IBM Continues to File New Patents Related to Blockchain SecurityScroll Down
On April 23, the United States Patent and Trademark Office issued a patent to IBM that relates to the use of distributed layer technology for sharing mobile data across devices.
According to the patent filing, IBM's new product is a follow-up to a previous patent, which was issued in November of 2017 and called "Information Sharing Among Mobile Apparatus." In the new patent, the company describes a means for verifying that data has been successfully shared by two mobile devices.
Invented by a small group of Japanese researchers, the platform described in the patent filing will be able to gather various forms of data and send it to computer nodes located close by. Data events generated will also be published on a distributed ledger, and the data itself would be used as well for mapping data updates.
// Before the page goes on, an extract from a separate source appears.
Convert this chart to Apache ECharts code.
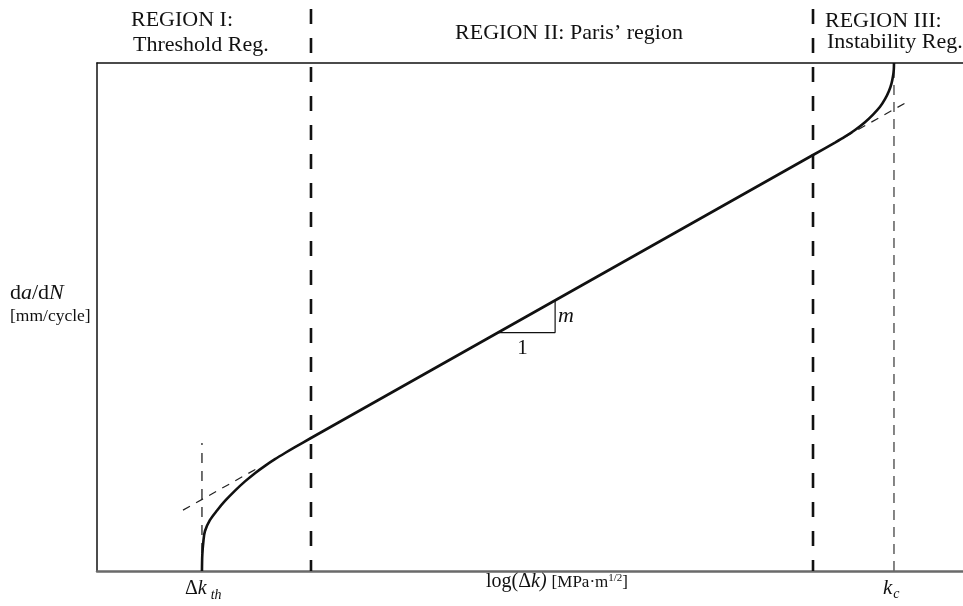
<!DOCTYPE html>
<html><head><meta charset="utf-8">
<script src="https://cdn.jsdelivr.net/npm/echarts@6/dist/echarts.min.js"></script>
<style>html,body{margin:0;padding:0;background:#fff}#c{width:963px;height:606px}</style>
</head><body><div id="c"></div>
<script>
// Schematic crack-growth curve (normalised log units, 0..100 on both axes)
const curveX = [12.12,12.16,12.30,12.47,13.05,13.86,14.78,15.94,17.09,18.24,19.40,20.55,21.71,22.86,24.71,82.68,85.22,86.37,87.53,88.68,89.61,90.42,90.99,91.45,91.74,91.92,92.01,92.03];
const curveY = [0,3.15,6.10,7.87,10.05,11.91,13.78,15.82,17.64,19.26,20.70,22.01,23.23,24.39,26.18,81.89,84.33,85.49,86.81,88.35,89.84,91.38,92.87,94.49,95.94,97.44,98.72,100];
const leftExtX = [9.93,18.5], leftExtY = [11.98,20.2];
const rightExtX = [86.4,93.42], rightExtY = [85.46,92.21];
const triX = [46.3,52.9,52.9], triY = [46.93,46.93,53.27];
const dkth = 12.12, dkthTop = 25.2;
const kc = 92.03, kcTop = 100;
const boundaries = [24.71, 82.68], boundaryTop = 111.5;
const regionLabels = [
  {lines:['REGION I:','Threshold Reg.']},
  {lines:['REGION II: Paris\u2019 region']},
  {lines:['REGION III:','Instability Reg.']}
];

const zip = (xs, ys) => xs.map((x, i) => [x, ys[i]]);
const FONT = '"Liberation Serif","Times New Roman",serif';
const chart = echarts.init(document.getElementById('c'), null, {renderer:'canvas'});

const lineS = (data, style, extra) => Object.assign({
  type:'line', data, symbol:'none', showSymbol:false, silent:true,
  lineStyle:style, animation:false
}, extra || {});

const series = [
  lineS(zip(curveX, curveY), {color:'#111', width:2.6}, {smooth:0.3, z:5}),
  lineS(zip(leftExtX, leftExtY), {color:'#222', width:1.2, type:[8,7]}),
  lineS(zip(rightExtX, rightExtY), {color:'#222', width:1.2, type:[8,7]}),
  lineS([[dkth,0],[dkth,dkthTop]], {color:'#222', width:1.3, type:[10,8]}),
  lineS([[kc,0],[kc,kcTop]], {color:'#666', width:1.6, type:[10,7]}),
  lineS(zip(triX, triY), {color:'#111', width:1.2})
];
boundaries.forEach(b => series.push(
  lineS([[b,0],[b,boundaryTop]], {color:'#111', width:2.6, type:[15,14], dashOffset:4}, {clip:false})
));

chart.setOption({
  animation:false,
  backgroundColor:'#fff',
  grid:{left:97, right:0, top:63, bottom:35, containLabel:false},
  xAxis:[
    {type:'value', min:0, max:100, position:'bottom',
     axisLine:{show:true, onZero:false, lineStyle:{color:'#6a6a6a', width:2.5}},
     axisTick:{show:false}, axisLabel:{show:false}, splitLine:{show:false}},
    {type:'value', min:0, max:100, position:'top',
     axisLine:{show:true, onZero:false, lineStyle:{color:'#111', width:1.5}},
     axisTick:{show:false}, axisLabel:{show:false}, splitLine:{show:false}}
  ],
  yAxis:{type:'value', min:0, max:100,
     axisLine:{show:true, onZero:false, lineStyle:{color:'#111', width:1.5}},
     axisTick:{show:false}, axisLabel:{show:false}, splitLine:{show:false}},
  series
});

// ---- text labels ----
const P = (x, y) => chart.convertToPixel({xAxisIndex:0, yAxisIndex:0}, [x, y]);
const mctx = document.createElement('canvas').getContext('2d');
const fontStr = (size, italic) => (italic ? 'italic ' : '') + size + 'px ' + FONT;
const measure = (t, size, italic) => { mctx.font = fontStr(size, italic); return mctx.measureText(t).width; };
const elements = [];
function txt(t, x, baseline, size, opts) {
  opts = opts || {};
  elements.push({type:'text', silent:true, z:100, style:{
    text:t, x:x, y:baseline - 0.305*size, fill:opts.fill || '#111',
    font:fontStr(size, opts.italic), align:opts.align || 'left', verticalAlign:'middle'
  }});
}
function runs(x, baseline, pieces) {
  let cx = x;
  pieces.forEach(p => {
    txt(p.t, cx, baseline + (p.dy || 0), p.size, {italic:p.italic});
    cx += measure(p.t, p.size, p.italic) + (p.gap || 0);
  });
}
// region headers
txt(regionLabels[0].lines[0], 131, 27, 22);
txt(regionLabels[0].lines[1], 133, 52, 22);
txt(regionLabels[1].lines[0], 569, 40, 22, {align:'center'});
txt(regionLabels[2].lines[0], 825, 28, 22);
txt(regionLabels[2].lines[1], 827, 49, 22);
// y axis name
runs(10, 300, [{t:'d', size:22},{t:'a', size:22, italic:true},{t:'/d', size:22},{t:'N', size:22, italic:true}]);
txt('[mm/cycle]', 10, 322, 17.5);
// x axis name
runs(486, 588, [{t:'log(\u0394', size:20},{t:'k)', size:20, italic:true, gap:5},{t:'[MPa\u00b7m', size:17},{t:'1/2', size:11, dy:-7},{t:']', size:17}]);
// tick labels
const pth = P(dkth, 0);
runs(pth[0] - 17, 595, [{t:'\u0394', size:20},{t:'k', size:20, italic:true, gap:4},{t:'th', size:14, italic:true, dy:5}]);
const pkc = P(kc, 0);
runs(pkc[0] - 11, 595, [{t:'k', size:21, italic:true, gap:1},{t:'c', size:14, italic:true, dy:4}]);
// slope triangle labels
const pr = P(triX[1], triY[1]), ptop = P(triX[2], triY[2]), pl = P(triX[0], triY[0]);
txt('m', pr[0] + 3, (pr[1] + ptop[1]) / 2 + 6, 22, {italic:true});
txt('1', (pl[0] + pr[0]) / 2 - 4, pr[1] + 22, 21, {align:'center'});

chart.setOption({graphic:elements});
</script></body></html>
Objects existing within the platform will be able to share event data across a number of mobile devices, and they will be able to do this in a secure way, without any need of third-party verification. Furthermore, the platform will be able to sense and control connected objects across networks, and it can integrate physical objects into the computer system. These individual connected objects will further be identifiable within the computer system, which means that physical objects will be able to interoperate with current Internet infrastructure.
This patent is the latest in a spate of patents that IBM has either filed or received relating to blockchain technology in the past few months. Earlier this month, the company received a patent related to the use of blockchain technology in helping manage both data and interactions of self-driving cars. The system helps these cars interact with ordinary vehicles by predicting the behavior of those driving the other vehicles.
Last month, IBM received a patent for a system that attempts to improve the security of certain blockchain networks. The company, in the patent filing, described various security methods for resisting what are called replay attacks. It does this while at the same time maintaining both privacy and the validity of user permissions.